*Short task*. From the listing below, copy every line with the word "this".

*Records shown*.
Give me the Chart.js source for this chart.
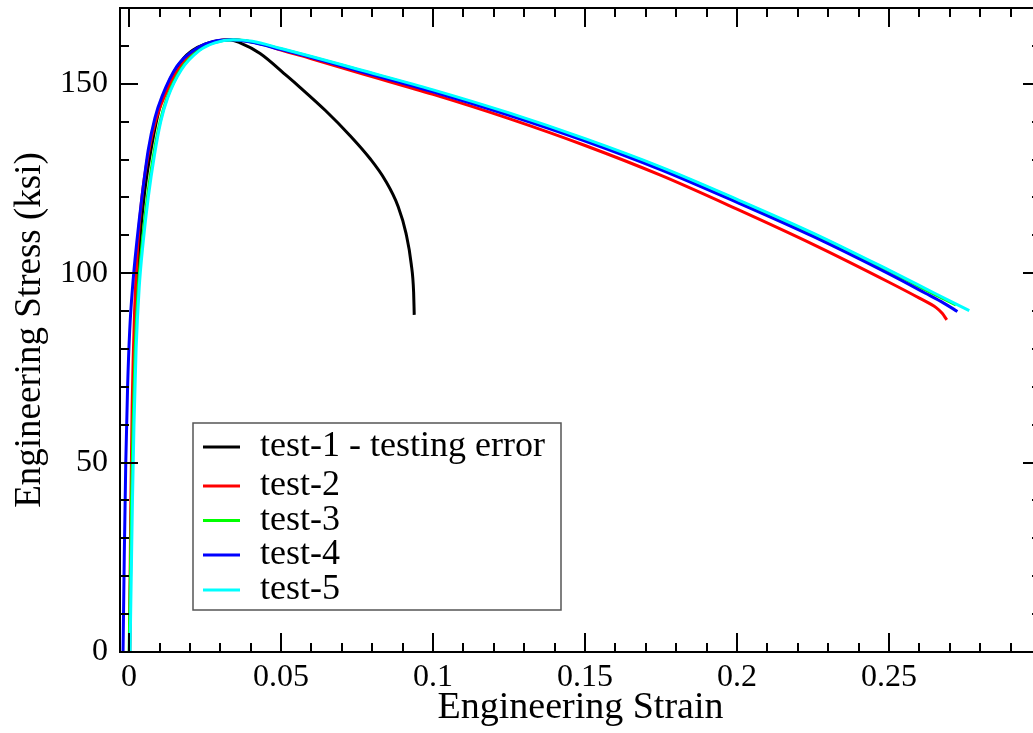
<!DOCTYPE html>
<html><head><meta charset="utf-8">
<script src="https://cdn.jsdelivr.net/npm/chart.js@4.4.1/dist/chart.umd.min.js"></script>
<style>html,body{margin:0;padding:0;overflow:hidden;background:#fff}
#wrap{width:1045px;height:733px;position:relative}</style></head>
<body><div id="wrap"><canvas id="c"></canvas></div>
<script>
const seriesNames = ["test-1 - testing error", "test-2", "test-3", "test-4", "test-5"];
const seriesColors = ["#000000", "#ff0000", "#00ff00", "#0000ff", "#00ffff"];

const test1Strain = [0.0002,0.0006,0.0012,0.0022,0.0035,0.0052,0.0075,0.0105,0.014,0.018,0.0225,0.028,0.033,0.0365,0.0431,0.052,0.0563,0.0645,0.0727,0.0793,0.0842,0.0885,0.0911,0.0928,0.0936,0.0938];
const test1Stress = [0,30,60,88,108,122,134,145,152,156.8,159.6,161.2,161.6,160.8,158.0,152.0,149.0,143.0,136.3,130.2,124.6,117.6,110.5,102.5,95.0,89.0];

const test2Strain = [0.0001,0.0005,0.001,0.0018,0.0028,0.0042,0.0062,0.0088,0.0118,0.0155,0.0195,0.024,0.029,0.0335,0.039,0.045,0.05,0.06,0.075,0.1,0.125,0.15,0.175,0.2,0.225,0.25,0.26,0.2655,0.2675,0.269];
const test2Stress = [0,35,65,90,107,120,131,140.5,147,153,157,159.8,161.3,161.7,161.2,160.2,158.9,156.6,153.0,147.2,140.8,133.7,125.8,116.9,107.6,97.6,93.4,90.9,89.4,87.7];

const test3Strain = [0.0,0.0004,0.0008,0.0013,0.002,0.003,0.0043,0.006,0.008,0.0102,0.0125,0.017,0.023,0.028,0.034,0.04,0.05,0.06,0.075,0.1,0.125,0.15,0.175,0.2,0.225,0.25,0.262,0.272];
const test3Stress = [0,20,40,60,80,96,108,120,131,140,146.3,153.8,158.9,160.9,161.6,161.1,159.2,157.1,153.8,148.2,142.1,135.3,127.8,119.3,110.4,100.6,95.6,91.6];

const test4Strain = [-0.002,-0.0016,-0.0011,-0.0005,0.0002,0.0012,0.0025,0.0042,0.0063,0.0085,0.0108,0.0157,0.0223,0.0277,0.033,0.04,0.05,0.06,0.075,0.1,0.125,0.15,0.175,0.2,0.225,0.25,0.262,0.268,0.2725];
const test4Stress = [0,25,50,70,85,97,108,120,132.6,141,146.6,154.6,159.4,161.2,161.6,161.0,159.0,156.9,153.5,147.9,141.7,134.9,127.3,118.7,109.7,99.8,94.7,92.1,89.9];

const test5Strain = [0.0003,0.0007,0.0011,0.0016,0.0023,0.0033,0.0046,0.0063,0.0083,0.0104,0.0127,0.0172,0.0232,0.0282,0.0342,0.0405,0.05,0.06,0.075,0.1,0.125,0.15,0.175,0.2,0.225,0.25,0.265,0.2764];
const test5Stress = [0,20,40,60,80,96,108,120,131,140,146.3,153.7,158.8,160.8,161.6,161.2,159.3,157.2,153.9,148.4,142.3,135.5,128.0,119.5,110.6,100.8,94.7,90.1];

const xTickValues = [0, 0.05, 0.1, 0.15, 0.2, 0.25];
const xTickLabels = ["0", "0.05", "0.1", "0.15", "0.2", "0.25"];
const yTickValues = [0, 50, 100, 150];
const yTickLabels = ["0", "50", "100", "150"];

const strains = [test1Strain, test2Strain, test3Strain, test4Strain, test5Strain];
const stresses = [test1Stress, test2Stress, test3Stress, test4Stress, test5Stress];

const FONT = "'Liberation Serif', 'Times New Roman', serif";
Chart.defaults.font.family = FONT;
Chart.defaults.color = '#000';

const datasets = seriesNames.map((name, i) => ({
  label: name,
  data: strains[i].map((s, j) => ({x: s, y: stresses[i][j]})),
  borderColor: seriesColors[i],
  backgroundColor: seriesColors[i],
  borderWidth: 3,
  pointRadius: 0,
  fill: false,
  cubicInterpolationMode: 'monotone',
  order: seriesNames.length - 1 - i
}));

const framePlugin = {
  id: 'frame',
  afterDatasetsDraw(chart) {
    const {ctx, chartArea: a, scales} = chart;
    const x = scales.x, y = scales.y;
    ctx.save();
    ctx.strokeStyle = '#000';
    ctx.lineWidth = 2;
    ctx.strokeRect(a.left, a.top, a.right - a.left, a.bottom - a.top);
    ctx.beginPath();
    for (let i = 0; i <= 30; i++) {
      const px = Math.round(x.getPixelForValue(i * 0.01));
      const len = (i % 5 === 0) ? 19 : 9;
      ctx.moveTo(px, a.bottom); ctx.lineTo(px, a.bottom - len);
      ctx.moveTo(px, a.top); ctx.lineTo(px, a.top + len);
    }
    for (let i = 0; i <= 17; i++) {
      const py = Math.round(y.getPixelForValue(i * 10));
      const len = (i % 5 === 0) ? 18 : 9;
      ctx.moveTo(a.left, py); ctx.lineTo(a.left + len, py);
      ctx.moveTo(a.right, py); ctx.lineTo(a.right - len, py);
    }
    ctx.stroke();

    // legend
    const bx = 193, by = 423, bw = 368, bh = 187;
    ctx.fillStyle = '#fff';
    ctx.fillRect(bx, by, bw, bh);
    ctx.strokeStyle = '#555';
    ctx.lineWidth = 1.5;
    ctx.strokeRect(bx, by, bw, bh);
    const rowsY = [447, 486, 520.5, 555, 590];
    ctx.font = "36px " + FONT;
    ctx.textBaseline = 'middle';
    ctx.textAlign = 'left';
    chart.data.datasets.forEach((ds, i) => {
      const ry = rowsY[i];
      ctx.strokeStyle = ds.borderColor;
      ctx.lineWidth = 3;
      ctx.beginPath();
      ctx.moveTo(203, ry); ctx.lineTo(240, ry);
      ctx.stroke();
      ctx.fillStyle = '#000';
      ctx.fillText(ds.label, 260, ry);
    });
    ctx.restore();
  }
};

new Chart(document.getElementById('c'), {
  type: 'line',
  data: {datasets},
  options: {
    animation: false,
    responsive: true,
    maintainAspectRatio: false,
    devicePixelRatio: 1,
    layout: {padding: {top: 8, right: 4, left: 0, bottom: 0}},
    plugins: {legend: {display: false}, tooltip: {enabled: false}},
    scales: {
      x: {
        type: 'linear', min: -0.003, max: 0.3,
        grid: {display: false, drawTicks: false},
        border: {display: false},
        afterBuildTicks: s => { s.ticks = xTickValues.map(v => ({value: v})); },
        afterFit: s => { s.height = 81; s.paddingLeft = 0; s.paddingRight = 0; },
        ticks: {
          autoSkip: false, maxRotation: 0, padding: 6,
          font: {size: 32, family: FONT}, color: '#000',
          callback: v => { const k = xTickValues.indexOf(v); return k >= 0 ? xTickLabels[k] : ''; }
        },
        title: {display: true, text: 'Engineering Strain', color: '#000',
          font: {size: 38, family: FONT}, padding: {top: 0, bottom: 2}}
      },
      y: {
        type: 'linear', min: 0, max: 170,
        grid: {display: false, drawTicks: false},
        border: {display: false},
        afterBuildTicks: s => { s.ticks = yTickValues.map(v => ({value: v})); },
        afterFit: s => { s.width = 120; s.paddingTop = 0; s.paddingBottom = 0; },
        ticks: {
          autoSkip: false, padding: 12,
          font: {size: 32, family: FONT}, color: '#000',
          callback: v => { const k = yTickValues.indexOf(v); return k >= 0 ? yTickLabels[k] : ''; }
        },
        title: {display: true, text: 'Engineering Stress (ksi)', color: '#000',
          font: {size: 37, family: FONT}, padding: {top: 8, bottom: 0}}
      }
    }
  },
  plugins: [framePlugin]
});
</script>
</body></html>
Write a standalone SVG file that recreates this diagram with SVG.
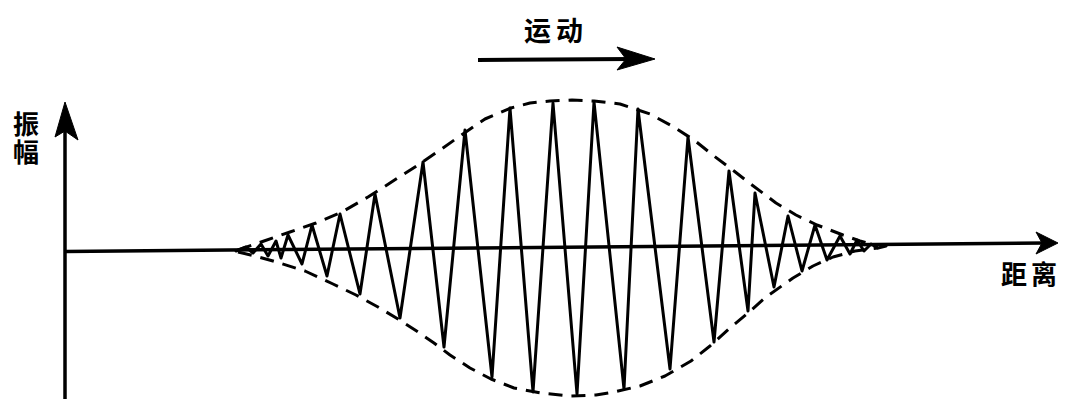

*Written reply*.
Give me the Chart.js source for this chart.
Write a standalone SVG file that recreates this diagram with SVG.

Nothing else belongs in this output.